The Sunday Post (Newcastle)

Joe couldn’t believe he’d been sent packing again


Arbroath played at Airdrie yesterday and their next match requires a trip to England to face a Welsh side!

The Lichties face The New Saints in the next round of the Challenge Cup. They’re based in Oswestry but play in the Cymru Premier league.

That’s pretty unusual but it’s not as strange as the record Joe Carson acquired playing for Arbroath against Airdrie.

It’s one he’s not sure he wants to remember but there’s no escaping from the events of 1978.

He is the only player to be sent off against the same team, on the same pitch in consecutiv­e games.

Joe recalled: “I was ordered off playing for Arbroath at Airdrie on a Tuesday night in the League Cup, a game we won 2-1.

“The same thing happened again in a league match on the Saturday. I couldn’t believe it.

“You won’t be surprised to hear that people are never slow to remind me of that.”

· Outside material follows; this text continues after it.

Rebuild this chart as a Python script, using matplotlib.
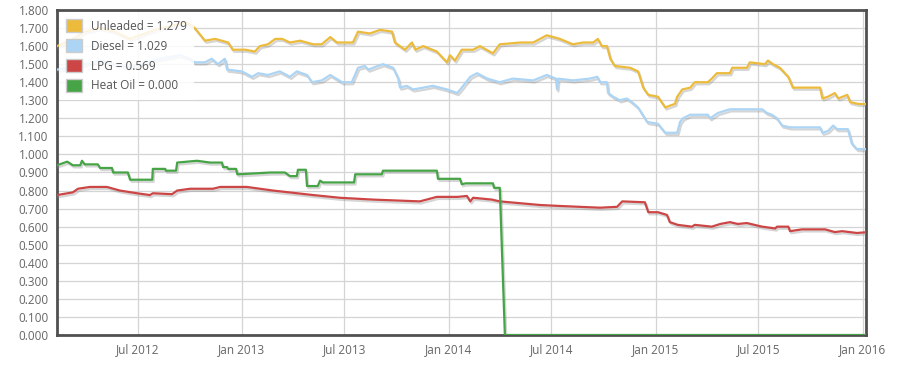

That was one of the more unusual episodes in Joe’s career – he had many memorable times.

It’s 45 years since he was in the Arbroath team that was competing against Rangers for a place in the League Cup semi-final.

They went to Ibrox on November 8 and only an own goal by the Lichties’ Billy Wells gave the home side a win. The second leg ended 2-1 to Rangers but they had to battle all the way.

As Joe recalls, he might well have joined the Light Blues and his first League match came against them.

Former Arbroath defender Joe Carson.

He said: “I played for Balloch Juveniles and was training with Rangers twice a week in the early 1970s.

“Stan Anderson took the young players on a Tuesday and it was Jock Wallace on Thursday.

“I thought I was doing well and was told to get a passport for a trip to Europe.

“To my disappoint­ment, I was then told that I was only on standby and I wasn’t going.

“The next week, Arbroath invited me for a week’s training. They took me to England for games against York City and Halifax.

“I ended up spending seven happy season there. It was a really friendly, family club.

“They signed some well-known players like Dave Smith, Willie Mathieson and Jimmy Bone while I was there, but there were top players at the club when I arrived.

“There were people like Gordon Marshall,

Cammy Murray, Billy Pirie and Andy Penman in the team when I came on to make my league debut as a substitute against Rangers.”

A fee of £100,000 took Joe and Albert Kidd to Motherwell in 1979. Ally MacLeod was the Fir Park manager at the time.

Joe said: “Ally had Davie Hay to do most of the coaching, he later took over as manager.

“You didn’t see much of Ally on a match-day until he would burst through the dressing room door at 2.45 and start getting people wound up.

“We won promotion to the Premier Division under Hay and then Jock Wallace arrived as boss.

“I had a memorable exchange with him when he played Morton. He told me not to let Andy Ritchie turn towards goal.

“We won 4-1 but afterwards he said I’d let Ritchie turn. Then he said I’d let him turn twice.

“I said: ‘Make your mind up, was it two, three or four?’

“The next thing we were grabbing each other over a table. Frank Connor had to separate us.

“Later on, he saw me and shouted “It’s forgotten big man”. I liked that, there were no grudges.

“One of my football highlights was scoring an equaliser against Rangers in a 2-2 draw at Fir Park.

“It wasn’t me being bitter about them not signing me, it was just quite nice to show what I could do.”

Joe went on to play for Dumbarton, Partick Thistle, where he had a spell up front, Stranraer and Vale of Leven Juniors.

He celebrates his 70th birthday on the 24th of this month and enjoys playing walking football in Dumbarton.